Таким образом, роман Чернышевского по праву можно соотнести с такими выдающимися, эпохальными явлениями мировой литературы, какими были на Западе интеллектуальные социально-философские произведения Вольтера и Годвина, а в России - Герцена. Его творчество - звено в цепи таких форм художественного сознания, как герценовское, щедринское, где главную роль играет группирующее, оценивающее, анализирующее и синтезирующее сознание, не только не скрывающее этой своей работы, а заставляющее переживать эстетически его активность и преодолевать "бессознательность" в восприятии противоречий жизни.

Чернышевский был подготовлен к осуществлению новых творческих принципов на писательском поприще глубоким эстетическим обоснованием литературы как "учебника жизни", а творческого метода романиста - как сочетания таланта с "живым сердцем" и "с мыслью, дающею силу и смысл таланту, дающею жизнь и красоту его произведениям" (II, 303).

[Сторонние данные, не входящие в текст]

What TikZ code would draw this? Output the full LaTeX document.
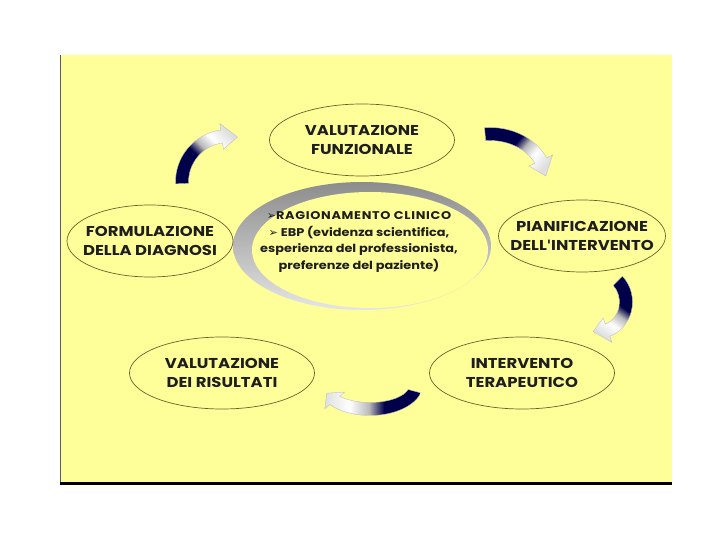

Он уже имел писательский опыт, оформляя в университетские годы свой дневник (продолженный в Саратове в 1852-1953 гг.) и первые, оставшиеся незаконченными, повести: "Пониманье", "Рассуждение о воспитании" ("История Жозефины"), "Теория и практика". Нельзя не учитывать огромную литературную практику Чернышевского на посту ведущего публициста и литературного критика "Современника", в ходе которой налаживались знакомые затем по роману "Что делать?" контакты его с читателем-другом и апробировались разные варианты авторской полемики с "проницательным читателем" (введение литературной маски автора-рассказчика, использование в полемическом диалоге большого набора стилистических средств "атаки" - иронии, сарказма, гротеска и т. д.).